Wang, who joined UCSB in fall 2016, set up the campus’s first course in the red-hot field of natural language processing. Last quarter, he introduced a graduate-level course on deep learning for NLP and had a cap of 25 students in his class. Sixty-five students showed up.
“There’s a trend in industry that requires our graduates to have more data analytics skills,” he said. And so the shift is toward finding ways for computers to look at and interpret massive sets of data.
What comes to us naturally — we start picking up context and speech early in life — is not so easy for a machine. There are hundreds of ways to say the same thing, and in our conversations we often refer to things contextually, stringing phrases and incomplete statements together without losing meaning. Even when we hear words in different accents we can parse out the meanings without skipping a beat. The voice assistants we’re most familiar with, including Siri, Amazon’s Alexa, Microsoft’s Cortana and Google Assistant, are just scratching the surface of that ability now.
Early versions of Siri, the first smartphone voice assistant, could only understand isolated statements and commands, Wang said. You couldn’t ask follow-up questions, where the subject may be inferred from the previous question, but not stated outright. As the minds behind Siri and other voice assistants race to evolve their technologies using artificial intelligence elements such as machine learning and neural networks, the assistants are bound to become more nuanced in their communications.
Another popular topic in natural language processing that Wang teaches is machine translation, in which the computer translates words and phrases from one language into another. Facebook has made attempts at this, with results ranging from fairly high accuracy to unintentionally hilarious — to downright confusing.
“Right now the accuracy is improving but it’s still not satisfactory,” Wang said, “so there’s still a lot of work to be done.”
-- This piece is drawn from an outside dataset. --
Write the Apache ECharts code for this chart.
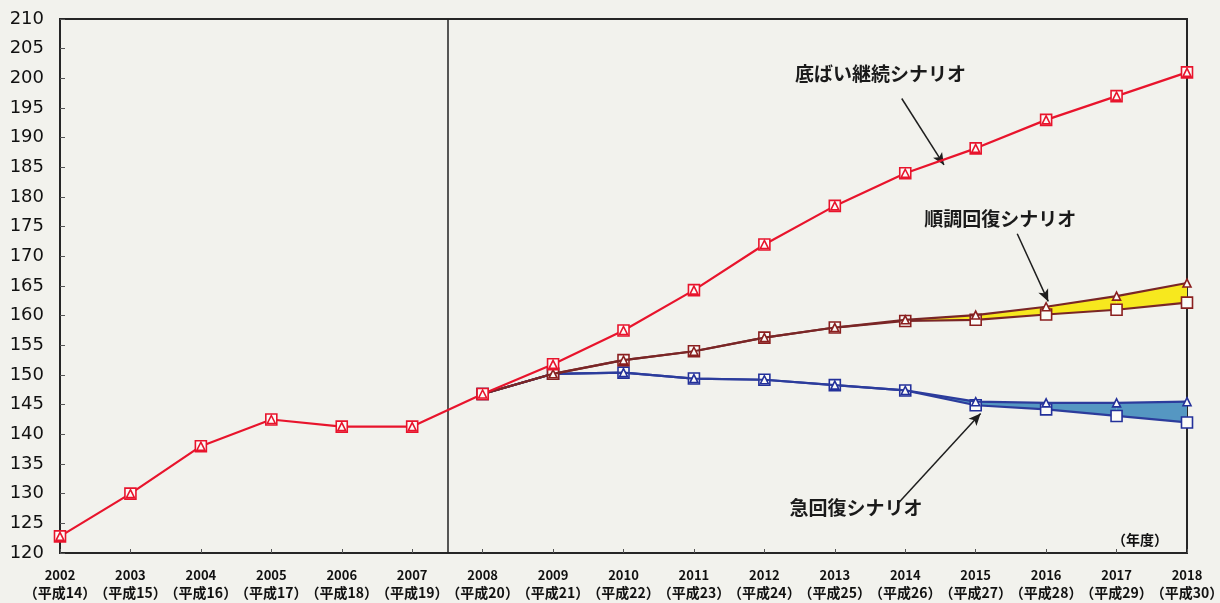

The work, according to Wang, involves a lot of data and several layers of simultaneous processing. Voice recognition and other artificial intelligence research has been going on for years, but it’s only since the hardware has become capable of handling the multilayered and iterative processes of deep learning that NLP has become truly widespread.
As neural network models get more sophisticated in their training, the potential uses for NLP will grow, Wang said, and versions could be deployed to smartphones everywhere. One student in his class is working on a deep learning problem that could allow for language processing offline; an ideal application would involve individuals in foreign countries who need to communicate with the locals, but don’t have an internet connection to access information.
In the meantime, Wang is taking his work a step further by conducting research not only into teaching machines to learn, but, in some sense, teaching machines to teach themselves.
“In reinforcement learning, the idea is how can we teach the machine to make incremental decisions, without having a lot of human annotations,” Wang said. With this method of machine learning, computers are made to explore options and take actions in order to maximize a reward, with minimal human supervision.
Wang will offer his courses again during the upcoming academic year. His students — undergraduate and graduate — tend also to specialize in mathematics, geography and physics, all fields that will benefit greatly from machine learning and its capacity for processing and analyzing large amounts of data.
“In general I would say there’s a surge of interest in NLP and machine learning and data analytics in general,” he said. Natural language processing is particularly useful because we communicate with words, whether by text or voice, in a variety of applications and scenarios.
Added Wang, “How we actually design more intelligent machines that can understand humans and also facilitate natural language generation — I think that will be really useful for the future generations of technologists.”